Written problem :: Using the data below, return word for word every line from the one holding "What seaborn and" down to the one holding "series_values = [bowad_stip, bowad_itf, vladad_stip, vladad_itf]". Leave pictures out.

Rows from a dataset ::
* * * * * * *
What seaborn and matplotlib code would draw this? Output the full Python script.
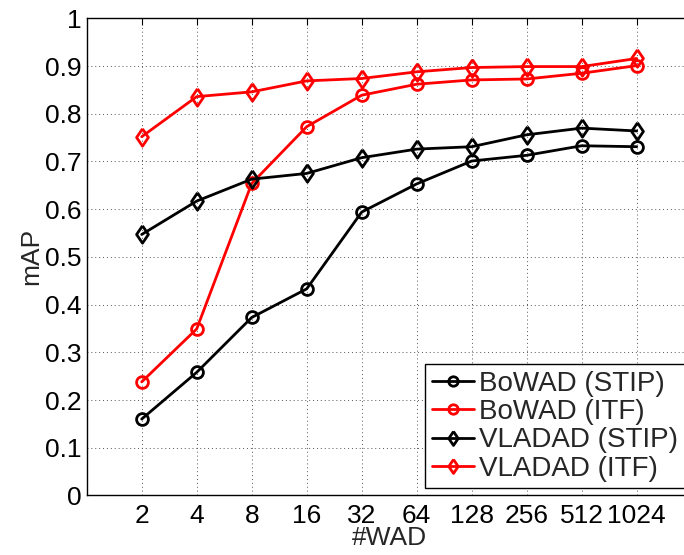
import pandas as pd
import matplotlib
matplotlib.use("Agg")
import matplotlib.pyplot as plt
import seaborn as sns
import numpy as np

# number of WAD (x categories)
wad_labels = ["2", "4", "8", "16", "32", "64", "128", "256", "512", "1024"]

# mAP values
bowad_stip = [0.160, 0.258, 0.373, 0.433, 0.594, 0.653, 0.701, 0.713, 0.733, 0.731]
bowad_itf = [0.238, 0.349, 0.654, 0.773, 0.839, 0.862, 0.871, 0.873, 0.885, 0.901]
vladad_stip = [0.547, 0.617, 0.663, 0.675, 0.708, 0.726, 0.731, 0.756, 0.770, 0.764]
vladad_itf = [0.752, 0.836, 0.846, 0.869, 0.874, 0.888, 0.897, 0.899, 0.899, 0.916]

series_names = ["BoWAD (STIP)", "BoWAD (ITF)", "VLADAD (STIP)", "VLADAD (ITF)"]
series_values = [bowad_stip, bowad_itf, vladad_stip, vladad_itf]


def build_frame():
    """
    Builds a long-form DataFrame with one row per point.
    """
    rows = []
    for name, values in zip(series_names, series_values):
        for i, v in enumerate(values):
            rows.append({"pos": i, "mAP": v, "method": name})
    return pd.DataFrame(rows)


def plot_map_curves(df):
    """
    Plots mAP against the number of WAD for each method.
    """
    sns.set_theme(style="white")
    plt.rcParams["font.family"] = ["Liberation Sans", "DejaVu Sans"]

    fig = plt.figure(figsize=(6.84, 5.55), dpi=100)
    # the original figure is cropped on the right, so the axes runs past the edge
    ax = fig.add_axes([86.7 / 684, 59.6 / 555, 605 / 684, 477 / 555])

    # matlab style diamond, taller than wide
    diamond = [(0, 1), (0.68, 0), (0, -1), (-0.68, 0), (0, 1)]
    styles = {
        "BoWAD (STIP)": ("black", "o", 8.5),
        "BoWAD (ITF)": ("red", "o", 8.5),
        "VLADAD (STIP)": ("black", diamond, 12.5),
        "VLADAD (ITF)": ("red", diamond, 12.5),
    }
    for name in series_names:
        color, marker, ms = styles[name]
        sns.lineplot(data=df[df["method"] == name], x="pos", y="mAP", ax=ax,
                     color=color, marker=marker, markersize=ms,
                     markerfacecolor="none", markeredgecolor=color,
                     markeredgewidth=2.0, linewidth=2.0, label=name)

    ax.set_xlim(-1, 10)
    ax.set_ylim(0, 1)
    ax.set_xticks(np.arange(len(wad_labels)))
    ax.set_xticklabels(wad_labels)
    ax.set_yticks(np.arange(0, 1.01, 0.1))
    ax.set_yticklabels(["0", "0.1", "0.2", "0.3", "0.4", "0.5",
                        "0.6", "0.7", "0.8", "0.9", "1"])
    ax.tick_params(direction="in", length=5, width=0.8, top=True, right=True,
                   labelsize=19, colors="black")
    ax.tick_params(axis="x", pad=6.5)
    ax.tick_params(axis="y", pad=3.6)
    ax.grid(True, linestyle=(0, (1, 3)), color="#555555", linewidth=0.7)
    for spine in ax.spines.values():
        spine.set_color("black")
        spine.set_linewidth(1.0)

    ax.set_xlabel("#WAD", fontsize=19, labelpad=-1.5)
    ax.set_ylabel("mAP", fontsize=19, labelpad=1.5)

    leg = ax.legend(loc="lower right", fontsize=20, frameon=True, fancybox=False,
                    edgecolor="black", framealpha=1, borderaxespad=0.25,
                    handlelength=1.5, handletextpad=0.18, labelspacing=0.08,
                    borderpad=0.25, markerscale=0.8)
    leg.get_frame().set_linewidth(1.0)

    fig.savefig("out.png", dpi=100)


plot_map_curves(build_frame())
* * * * * * *
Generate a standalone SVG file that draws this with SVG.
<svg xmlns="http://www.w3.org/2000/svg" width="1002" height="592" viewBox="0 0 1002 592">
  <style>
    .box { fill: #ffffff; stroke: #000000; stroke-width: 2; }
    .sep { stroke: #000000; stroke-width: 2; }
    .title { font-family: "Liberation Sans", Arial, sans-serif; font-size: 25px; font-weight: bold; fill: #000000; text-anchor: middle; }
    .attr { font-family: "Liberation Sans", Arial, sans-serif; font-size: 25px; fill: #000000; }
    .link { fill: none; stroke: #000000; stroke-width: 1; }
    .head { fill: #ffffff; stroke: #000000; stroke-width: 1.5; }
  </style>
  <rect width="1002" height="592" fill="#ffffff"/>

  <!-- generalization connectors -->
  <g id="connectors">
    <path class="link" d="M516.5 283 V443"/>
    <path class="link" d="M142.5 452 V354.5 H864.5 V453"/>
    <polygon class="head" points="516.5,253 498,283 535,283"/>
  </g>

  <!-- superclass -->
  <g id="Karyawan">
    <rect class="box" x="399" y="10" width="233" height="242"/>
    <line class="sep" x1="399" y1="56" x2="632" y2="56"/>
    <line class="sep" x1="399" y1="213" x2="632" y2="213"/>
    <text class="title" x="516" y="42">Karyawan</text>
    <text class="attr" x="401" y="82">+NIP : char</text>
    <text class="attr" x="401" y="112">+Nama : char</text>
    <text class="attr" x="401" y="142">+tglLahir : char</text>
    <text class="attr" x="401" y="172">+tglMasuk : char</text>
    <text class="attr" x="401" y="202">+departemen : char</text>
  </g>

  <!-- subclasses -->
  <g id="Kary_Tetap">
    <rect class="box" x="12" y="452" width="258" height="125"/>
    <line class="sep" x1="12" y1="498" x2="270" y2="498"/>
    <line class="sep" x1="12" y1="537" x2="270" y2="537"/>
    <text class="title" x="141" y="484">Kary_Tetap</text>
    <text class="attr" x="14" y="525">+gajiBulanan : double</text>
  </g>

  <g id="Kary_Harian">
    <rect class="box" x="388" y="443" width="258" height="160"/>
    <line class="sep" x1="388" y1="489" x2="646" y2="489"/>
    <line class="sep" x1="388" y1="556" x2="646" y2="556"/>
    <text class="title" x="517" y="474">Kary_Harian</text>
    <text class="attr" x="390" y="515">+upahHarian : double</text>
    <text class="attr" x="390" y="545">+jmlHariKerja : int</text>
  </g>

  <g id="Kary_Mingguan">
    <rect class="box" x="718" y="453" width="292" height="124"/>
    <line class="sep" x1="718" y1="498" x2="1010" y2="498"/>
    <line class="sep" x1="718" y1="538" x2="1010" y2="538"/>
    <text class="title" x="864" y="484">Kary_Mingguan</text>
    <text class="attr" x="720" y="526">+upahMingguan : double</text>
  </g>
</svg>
* * * * * * *
Exercise response ::
What seaborn and matplotlib code would draw this? Output the full Python script.
import pandas as pd
import matplotlib
matplotlib.use("Agg")
import matplotlib.pyplot as plt
import seaborn as sns
import numpy as np

# number of WAD (x categories)
wad_labels = ["2", "4", "8", "16", "32", "64", "128", "256", "512", "1024"]

# mAP values
bowad_stip = [0.160, 0.258, 0.373, 0.433, 0.594, 0.653, 0.701, 0.713, 0.733, 0.731]
bowad_itf = [0.238, 0.349, 0.654, 0.773, 0.839, 0.862, 0.871, 0.873, 0.885, 0.901]
vladad_stip = [0.547, 0.617, 0.663, 0.675, 0.708, 0.726, 0.731, 0.756, 0.770, 0.764]
vladad_itf = [0.752, 0.836, 0.846, 0.869, 0.874, 0.888, 0.897, 0.899, 0.899, 0.916]

series_names = ["BoWAD (STIP)", "BoWAD (ITF)", "VLADAD (STIP)", "VLADAD (ITF)"]
series_values = [bowad_stip, bowad_itf, vladad_stip, vladad_itf]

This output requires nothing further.